→ DATASET SECTION

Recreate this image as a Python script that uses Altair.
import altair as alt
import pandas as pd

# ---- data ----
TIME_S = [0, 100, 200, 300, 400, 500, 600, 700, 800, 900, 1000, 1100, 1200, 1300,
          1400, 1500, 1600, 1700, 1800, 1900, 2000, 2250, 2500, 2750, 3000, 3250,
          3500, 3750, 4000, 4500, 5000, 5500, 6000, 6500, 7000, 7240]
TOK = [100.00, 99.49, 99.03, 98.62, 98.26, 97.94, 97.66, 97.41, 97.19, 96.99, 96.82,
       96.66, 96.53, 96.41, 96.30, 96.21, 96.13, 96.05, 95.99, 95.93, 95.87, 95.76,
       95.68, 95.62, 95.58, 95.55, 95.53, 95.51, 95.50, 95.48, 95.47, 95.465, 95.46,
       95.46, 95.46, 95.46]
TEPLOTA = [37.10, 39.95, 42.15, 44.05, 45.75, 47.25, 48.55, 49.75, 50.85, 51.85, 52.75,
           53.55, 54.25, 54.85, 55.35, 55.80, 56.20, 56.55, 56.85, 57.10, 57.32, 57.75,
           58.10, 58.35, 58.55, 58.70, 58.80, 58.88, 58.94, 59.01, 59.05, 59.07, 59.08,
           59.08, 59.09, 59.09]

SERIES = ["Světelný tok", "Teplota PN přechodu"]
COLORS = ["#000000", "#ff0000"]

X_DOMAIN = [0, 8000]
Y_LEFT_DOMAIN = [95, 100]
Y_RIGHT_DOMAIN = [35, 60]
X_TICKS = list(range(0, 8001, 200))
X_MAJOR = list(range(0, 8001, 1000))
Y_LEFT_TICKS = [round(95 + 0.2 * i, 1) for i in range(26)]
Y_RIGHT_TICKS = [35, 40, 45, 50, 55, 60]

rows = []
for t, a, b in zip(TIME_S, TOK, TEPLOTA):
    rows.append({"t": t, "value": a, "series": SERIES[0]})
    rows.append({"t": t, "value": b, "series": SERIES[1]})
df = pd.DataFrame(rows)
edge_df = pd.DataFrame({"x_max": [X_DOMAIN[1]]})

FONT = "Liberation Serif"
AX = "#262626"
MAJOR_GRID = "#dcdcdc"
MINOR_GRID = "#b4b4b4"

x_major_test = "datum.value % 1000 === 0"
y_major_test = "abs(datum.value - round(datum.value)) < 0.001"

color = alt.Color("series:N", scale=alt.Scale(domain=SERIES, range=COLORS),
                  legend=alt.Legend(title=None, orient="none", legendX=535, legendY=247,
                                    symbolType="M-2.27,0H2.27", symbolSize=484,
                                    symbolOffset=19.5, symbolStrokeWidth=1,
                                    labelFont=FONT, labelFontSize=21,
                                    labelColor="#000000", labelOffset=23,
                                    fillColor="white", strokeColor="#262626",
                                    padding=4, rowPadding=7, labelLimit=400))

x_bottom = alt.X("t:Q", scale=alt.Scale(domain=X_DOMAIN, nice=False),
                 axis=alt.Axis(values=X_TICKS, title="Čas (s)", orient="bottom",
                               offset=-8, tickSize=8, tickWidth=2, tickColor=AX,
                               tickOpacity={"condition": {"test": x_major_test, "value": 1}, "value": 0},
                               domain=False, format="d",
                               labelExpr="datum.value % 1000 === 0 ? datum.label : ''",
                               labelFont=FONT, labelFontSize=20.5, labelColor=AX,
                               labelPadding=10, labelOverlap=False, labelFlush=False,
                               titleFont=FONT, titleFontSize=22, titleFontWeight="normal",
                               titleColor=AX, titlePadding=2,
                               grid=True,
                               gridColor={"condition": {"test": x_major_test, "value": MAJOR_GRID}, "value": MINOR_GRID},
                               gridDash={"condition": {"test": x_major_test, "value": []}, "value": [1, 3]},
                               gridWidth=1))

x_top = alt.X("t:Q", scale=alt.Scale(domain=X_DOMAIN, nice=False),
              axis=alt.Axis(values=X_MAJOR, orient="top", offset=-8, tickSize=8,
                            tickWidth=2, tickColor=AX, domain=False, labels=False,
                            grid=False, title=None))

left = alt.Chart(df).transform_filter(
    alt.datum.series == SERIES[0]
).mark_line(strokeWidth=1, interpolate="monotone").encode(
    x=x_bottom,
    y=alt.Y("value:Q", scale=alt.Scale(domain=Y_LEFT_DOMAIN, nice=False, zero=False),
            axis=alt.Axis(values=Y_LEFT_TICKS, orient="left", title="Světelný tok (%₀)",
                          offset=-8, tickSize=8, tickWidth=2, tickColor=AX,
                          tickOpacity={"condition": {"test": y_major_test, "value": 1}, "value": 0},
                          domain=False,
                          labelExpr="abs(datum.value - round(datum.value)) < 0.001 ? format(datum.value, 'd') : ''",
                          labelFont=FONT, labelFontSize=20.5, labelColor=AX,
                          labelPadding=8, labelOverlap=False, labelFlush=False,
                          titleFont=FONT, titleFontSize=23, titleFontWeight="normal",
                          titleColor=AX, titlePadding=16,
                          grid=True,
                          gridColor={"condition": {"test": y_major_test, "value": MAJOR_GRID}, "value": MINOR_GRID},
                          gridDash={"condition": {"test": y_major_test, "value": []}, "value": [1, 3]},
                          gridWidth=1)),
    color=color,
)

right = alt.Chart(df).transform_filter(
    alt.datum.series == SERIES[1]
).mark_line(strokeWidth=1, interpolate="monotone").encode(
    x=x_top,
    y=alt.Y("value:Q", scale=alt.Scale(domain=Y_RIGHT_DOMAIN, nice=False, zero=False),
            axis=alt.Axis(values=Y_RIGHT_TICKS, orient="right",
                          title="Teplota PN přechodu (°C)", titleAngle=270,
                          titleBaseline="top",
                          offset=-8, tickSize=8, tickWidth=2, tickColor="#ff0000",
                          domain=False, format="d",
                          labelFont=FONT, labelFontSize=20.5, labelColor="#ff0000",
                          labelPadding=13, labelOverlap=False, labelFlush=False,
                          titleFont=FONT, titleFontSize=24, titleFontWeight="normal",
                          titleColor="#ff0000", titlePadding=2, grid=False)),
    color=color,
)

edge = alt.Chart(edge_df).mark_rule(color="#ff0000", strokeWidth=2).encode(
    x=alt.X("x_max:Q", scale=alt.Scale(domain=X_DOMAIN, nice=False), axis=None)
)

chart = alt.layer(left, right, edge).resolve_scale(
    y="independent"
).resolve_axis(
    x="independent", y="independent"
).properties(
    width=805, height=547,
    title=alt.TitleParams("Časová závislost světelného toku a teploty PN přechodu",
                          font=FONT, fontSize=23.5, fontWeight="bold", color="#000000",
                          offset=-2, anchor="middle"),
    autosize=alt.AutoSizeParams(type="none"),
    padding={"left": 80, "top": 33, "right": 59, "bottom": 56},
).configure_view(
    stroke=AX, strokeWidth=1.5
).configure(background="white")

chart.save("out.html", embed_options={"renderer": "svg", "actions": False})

→ WHAT THE TASK REQUIRES
Give back the listing exactly, please, from its first line to the line containing "import pandas as pd", inclusive, and nothing past that line.

→ RESPONSE BELOW
Recreate this image as a Python script that uses Altair.
import altair as alt
import pandas as pd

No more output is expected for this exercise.